Выждав условленное время, я вышел из леса. Увидел нужный мне дом под черепицей. Калитка была не заперта, но на дверях дома висел замок. Пришлось укрыться во дворе за сараем.
Через несколько минут пришла хозяйка. В доме она была недолго и направилась к сараю. Увидев меня, не удивилась.
– Вы из леса?
Я все объяснил. Она указала на лестницу, ведущую на сеновал, куда я и забрался.
Через некоторое время хозяйка принесла мне ломоть хлеба с маслом и медом.
– Подкрепитесь! Наверное, проголодались!
Темнело, когда ко мне на сеновал взобрался Георгий Лукич.
– Ах, братко! Ах, братко! – радостно повторял он, обнимая меня. – Я так переживал. Так переживал!
Вечером, выставив на улицу дежурить двух дочек, Лукич привел меня в хату. Хозяйка Анна нагрела воды. В большой бадье мне устроили настоящую баню, облачили в белье из самотканого полотна, смазали и перевязали раны на ногах. Выложили на стол все, что было. С Лукичом мы выпили по стопке самогона. Разговор длился долго. Главное, Лукич обещал отправить меня к партизанам.
Как выяснилось, в белорусских селах, которыми я проходил, мне не помогали потому, что немцы под видом бежавших пленных засылали провокаторов.

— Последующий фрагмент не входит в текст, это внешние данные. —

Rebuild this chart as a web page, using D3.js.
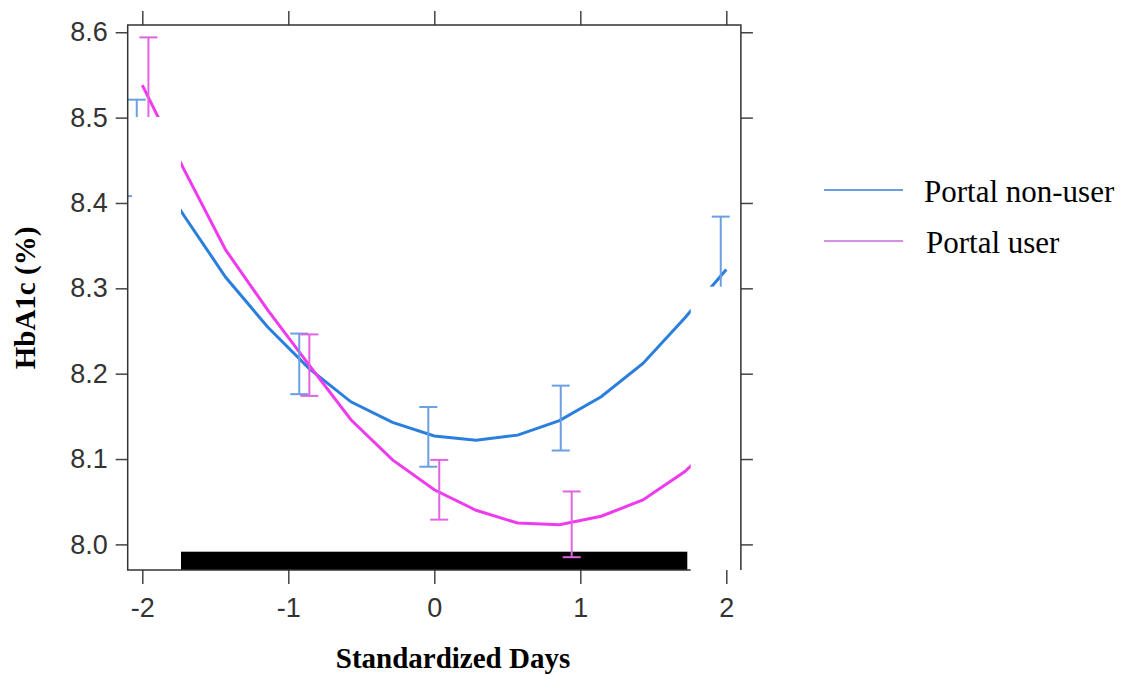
<!DOCTYPE html>
<html>
<head>
<meta charset="utf-8">
<script src="https://cdn.jsdelivr.net/npm/d3@7"></script>
<style>
	body { margin: 0; background: #fff; }
	svg { display: block; }
	.tick text { font-family: "Liberation Sans", Arial, sans-serif; font-size: 27px; fill: #333; }
	.tick line { stroke: #444; stroke-width: 1.5; }
</style>
</head>
<body>
<div id="chart"></div>
<script>
	// Grid of standardized days the fitted curves are drawn at
	var fitDays = [-2, -1.714, -1.429, -1.143, -0.857, -0.571, -0.286, 0, 0.286, 0.571, 0.857, 1.143, 1.429, 1.714, 2];
	var nonUserFit = [8.462, 8.385, 8.313, 8.255, 8.206, 8.167, 8.143, 8.127, 8.122, 8.128, 8.145, 8.173, 8.212, 8.265, 8.322];
	var userFit = [8.538, 8.439, 8.345, 8.275, 8.210, 8.146, 8.099, 8.064, 8.040, 8.025, 8.023, 8.033, 8.052, 8.085, 8.130];

	// Observed means with error bars
	var nonUserBarDays = [-2.038, -0.925, -0.041, 0.866, 1.962];
	var nonUserLow = [8.408, 8.176, 8.091, 8.110, 8.260];
	var nonUserHigh = [8.521, 8.247, 8.161, 8.186, 8.384];
	var userBarDays = [-1.958, -0.856, 0.034, 0.941];
	var userLow = [8.480, 8.174, 8.029, 7.985];
	var userHigh = [8.594, 8.246, 8.099, 8.062];

	var xTicks = [-2, -1, 0, 1, 2];
	var yTicks = [8.0, 8.1, 8.2, 8.3, 8.4, 8.5, 8.6];
	var seriesNames = ["Portal non-user", "Portal user"];

	var width = 1124,
		height = 675,
		blue = "#2b7fdc",
		blueBar = "#6a9fe2",
		pink = "#ee3bee",
		pinkBar = "#e263e2";

	var svg = d3.select("#chart").append("svg")
		.attr("width", width)
		.attr("height", height);

	svg.append("rect").attr("width", width).attr("height", height).attr("fill", "#fff");

	var x = d3.scaleLinear().domain([-2.1, 2.1]).range([127.7, 740.9]);
	var y = d3.scaleLinear().domain([7.97, 8.6085]).range([570, 25]);

	var panelLeft = x.range()[0], panelRight = x.range()[1],
		panelTop = y.range()[1], panelBottom = y.range()[0];

	/*
	 * Dark band along the bottom of the panel
	 */
	svg.append("rect")
		.attr("x", 181)
		.attr("y", 551.7)
		.attr("width", 687.3 - 181)
		.attr("height", panelBottom - 551.7)
		.attr("fill", "#000");

	/*
	 * Fitted curves
	 */
	var line = d3.line()
		.x(function(d) { return x(d[0]); })
		.y(function(d) { return y(d[1]); });

	svg.append("path")
		.datum(d3.zip(fitDays, nonUserFit))
		.attr("d", line)
		.attr("fill", "none")
		.attr("stroke", blue)
		.attr("stroke-width", 3);

	svg.append("path")
		.datum(d3.zip(fitDays, userFit))
		.attr("d", line)
		.attr("fill", "none")
		.attr("stroke", pink)
		.attr("stroke-width", 3);

	/*
	 * Error bars
	 */
	function errorBars(days, lo, hi, colour) {
		var g = svg.append("g")
			.attr("stroke", colour)
			.attr("stroke-width", 2)
			.attr("fill", "none");
		var bars = g.selectAll("g")
			.data(d3.zip(days, lo, hi))
			.enter().append("g");
		bars.append("line")
			.attr("x1", function(d) { return x(d[0]); })
			.attr("x2", function(d) { return x(d[0]); })
			.attr("y1", function(d) { return y(d[1]); })
			.attr("y2", function(d) { return y(d[2]); });
		bars.append("line")
			.attr("x1", function(d) { return x(d[0]) - 9; })
			.attr("x2", function(d) { return x(d[0]) + 9; })
			.attr("y1", function(d) { return y(d[1]); })
			.attr("y2", function(d) { return y(d[1]); });
		bars.append("line")
			.attr("x1", function(d) { return x(d[0]) - 9; })
			.attr("x2", function(d) { return x(d[0]) + 9; })
			.attr("y1", function(d) { return y(d[2]); })
			.attr("y2", function(d) { return y(d[2]); });
	}
	errorBars(nonUserBarDays, nonUserLow, nonUserHigh, blueBar);
	errorBars(userBarDays, userLow, userHigh, pinkBar);

	/*
	 * White patches over the panel, as in the source image
	 */
	svg.append("rect")
		.attr("x", 132).attr("y", 117)
		.attr("width", 181 - 132).attr("height", 568 - 117)
		.attr("fill", "#fff");
	svg.append("rect")
		.attr("x", 690.7).attr("y", 286.7)
		.attr("width", 739 - 690.7).attr("height", 573 - 286.7)
		.attr("fill", "#fff");

	/*
	 * Axes on all four sides
	 */
	svg.append("g")
		.attr("transform", "translate(" + panelLeft + ",0)")
		.call(d3.axisLeft(y).tickValues(yTicks).tickSize(12).tickSizeOuter(0).tickPadding(8)
			.tickFormat(d3.format(".1f")));
	svg.append("g")
		.attr("transform", "translate(" + panelRight + ",0)")
		.call(d3.axisRight(y).tickValues(yTicks).tickSize(12).tickSizeOuter(0).tickFormat(""));
	var axisBottom = svg.append("g")
		.attr("transform", "translate(0," + panelBottom + ")")
		.call(d3.axisBottom(x).tickValues(xTicks).tickSize(14).tickSizeOuter(0).tickPadding(14)
			.tickFormat(d3.format("d")));
	svg.append("g")
		.attr("transform", "translate(0," + panelTop + ")")
		.call(d3.axisTop(x).tickValues(xTicks).tickSize(14).tickSizeOuter(0).tickFormat(""));

	svg.selectAll(".domain").remove();
	axisBottom.selectAll("text").text(function(d) { return d < 0 ? "-" + Math.abs(d) : d; });

	// Panel frame, left open where the right patch sits
	svg.append("path")
		.attr("d", "M" + 690.7 + "," + panelBottom + "H" + panelLeft + "V" + panelTop +
			"H" + panelRight + "V" + panelBottom)
		.attr("fill", "none")
		.attr("stroke", "#333")
		.attr("stroke-width", 1.5);

	/*
	 * Axis titles
	 */
	svg.append("text")
		.attr("transform", "translate(35,298) rotate(-90)")
		.attr("text-anchor", "middle")
		.style("font-family", "'Liberation Serif', 'Times New Roman', serif")
		.style("font-weight", "bold")
		.style("font-size", "29px")
		.text("HbA1c (%)");

	svg.append("text")
		.attr("x", 453)
		.attr("y", 668)
		.attr("text-anchor", "middle")
		.style("font-family", "'Liberation Serif', 'Times New Roman', serif")
		.style("font-weight", "bold")
		.style("font-size", "29px")
		.text("Standardized Days");

	/*
	 * Legend
	 */
	var legendColours = ["#6b9fe4", "#c86ad8"];
	var legend = svg.selectAll(".legend")
		.data(seriesNames)
		.enter().append("g")
		.attr("class", "legend")
		.attr("transform", function(d, i) { return "translate(0," + (190 + i * 51) + ")"; });

	legend.append("line")
		.attr("x1", 824).attr("x2", 903)
		.attr("y1", 0).attr("y2", 0)
		.attr("stroke", function(d, i) { return legendColours[i]; })
		.attr("stroke-width", function(d, i) { return i == 0 ? 2 : 1.5; });

	legend.append("text")
		.attr("x", function(d, i) { return i == 0 ? 924 : 926; })
		.attr("y", 11.5)
		.style("font-family", "'Liberation Serif', 'Times New Roman', serif")
		.style("font-size", "31px")
		.style("fill", "#000")
		.text(function(d) { return d; });
</script>
</body>
</html>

Население боялось приютить такого «беглеца», за это расстреливали, а хату сжигали.
В семье Василюка я поправился, окреп, хорошо отдохнул. Передумал я всякое и строил планы на будущее. Часто вспоминал Ивана Власовича Сылко. Гадал о его судьбе.
Каждый вечер Лукич приводил меня в хату и старался как лучше накормить. Даже поросенка зарезал. Я понимал, как рисковала вся семья.
Лукич уговаривал, чтоб я не торопился уходить. Мол, ноги еще не совсем зажили. Однако мне показалось, что настроение его падает. Совсем угрюмый, он возвращался из леса.
Наконец он не выдержал и сказал мне правду. Ему запретили приводить меня в отряд. Больше того, нещадно ругали, упрекали, что приютил провокатора и забыл, сколько бед было из-за таких, как я. Я и сам расстроился, сказал Лукичу:
– Иди завтра в лес и скажи, что я больше не намерен подвергать риску твою семью! Если они не возьмут меня в отряд – я пойду к фронту один! Если со мной что случится – будет на их совести…
На следующий день, когда Лукич взобрался ко мне на сеновал, радость сияла на его лице:
– Радуйся, братко! Завтра пидэм у лис!
Рано утром, облачив меня в крестьянскую свитку и лыковые лапти, Лукич повел меня в лес. Его жена собрала мне в дорогу вещевой мешок. В него положила хлеб, сало, вареное мясо, лук, соль, спички, четвертинку самогона и четвертинку керосина…
2. Партизанская жизнь
На просеке, у развесистого дуба, Георгий Лукич остановился и громко свистнул. Из кустов к нам вышли двое – паренек лет шестнадцати с винтовочным обрезом и старик с винтовкой.